SEEKING AN AGENT; SAVING A VOICE   Leave a comment

For several weeks I’ve been reading sources on “How to write effective query letters,” preparing to search for an agent for my Mandala: A Jigsaw Puzzle of a Psychologist’s Life.(My original title was On My Way Out but too many people found that a downer though I haven’t reached for the door knob yet.) All agree the first sentence must grab the potential agent’s attention or it will go into the slush pile, so it’s important that I come up with a template to which others respond favorably. But the same opener is seen as a grabber by some and a turnoff by others. I’ve made many changes along the way, but I realized yesterday that I have to be careful to preserve my own voice. It kind of smacked me up the side of the head when a kind reviewer suggested I should fact check the dates. Since it’s my own life I’m talking about I realized I’d better be clear that I am correct about those dates.

Yes, having been born on the day the stock market crashed in 1929 I am indeed approaching the middle of my ninetieth decade. Yes, psychology has been in my life for pretty much seventy-seven years if we include the early years in college when I got hooked. Yes, I began my college teaching career when I was twenty-two and never really faded completely from my identity as a professor. Yes, during those years I did serve as department chair. It’s also true that my career in private practice overlapped the last of my academic years and culminated at the end of May, 2024, when I voluntarily gave up my license. It’s also true that I have published books on psychological stuff, sort of biblical stuff, and personal family memoir stuff. And I have two really neat adult children, one of each, and two adult grandchildren, also one of each. Now I’m pushing my down-to-earth story of life and times over the past seventy plus decades. Lots has happened, most of it evoking shared history with the [potential] reader. 

For further validation you can check out my website at www.forgivenessoptions.com.

Thanks

WHAT GOOD WAS SITTING ALONE IN MY ROOM? (Hear the music from Carousel?)   4 comments

ANSWER: 245 pages (depending on the font) of some 64,000 words of On My Way Out: My life With Psi, the tentative title of a manuscript beginning to search for an agent/publisher. Stories, vignettes, opinions, emotions of 72 years of psychological process and change as filtered through me, professing, practicing, and writing told through chats as if sitting together at my kitchen table. And how the ending has surprised me as interests first expressed at the age of 13 have come together in the end! Well, not really the end. Call it the stopping point for now as I plan not to renew my Minnesota license to practice. That doesn’t stop me from sharing my knowledge through what I had hoped to call PsychBytes. But I just discovered that business title is already taken, so I guess I’ll have to find something creative to call it.

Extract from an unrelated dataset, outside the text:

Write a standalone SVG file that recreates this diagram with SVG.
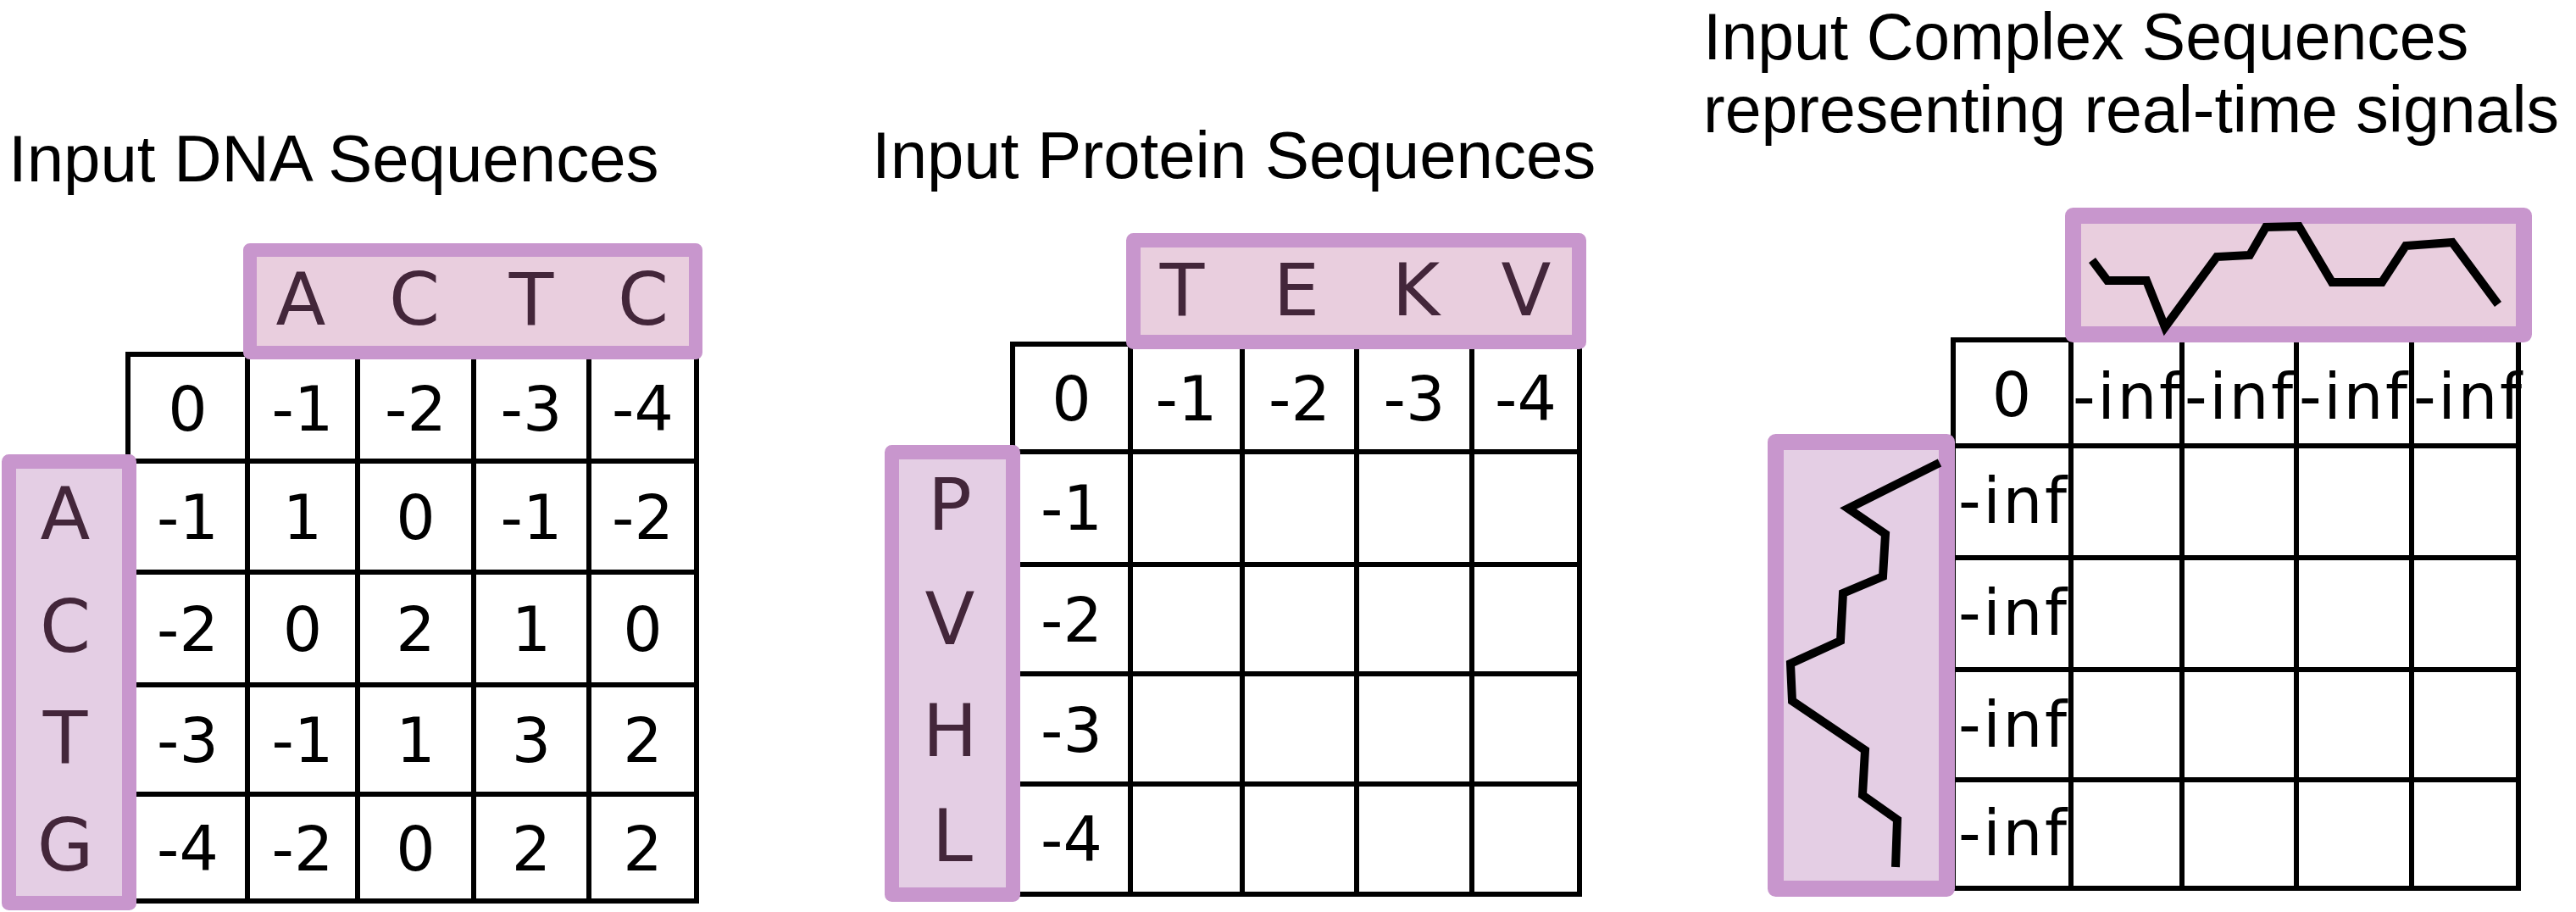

Oh yes, the manuscript touches on some important just-plain-history along the way.

NOW, WHAT’S WRONG WITH SITTING ALONE IN MY ROOM? “Improvements” have run away from me in the blogger world as I’ve been consumed with writing (and some other stuff I do) so it doesn’t seem to allow easy replies from any of you who might read it. If you know me well enough to have my email address please feel free to email a response.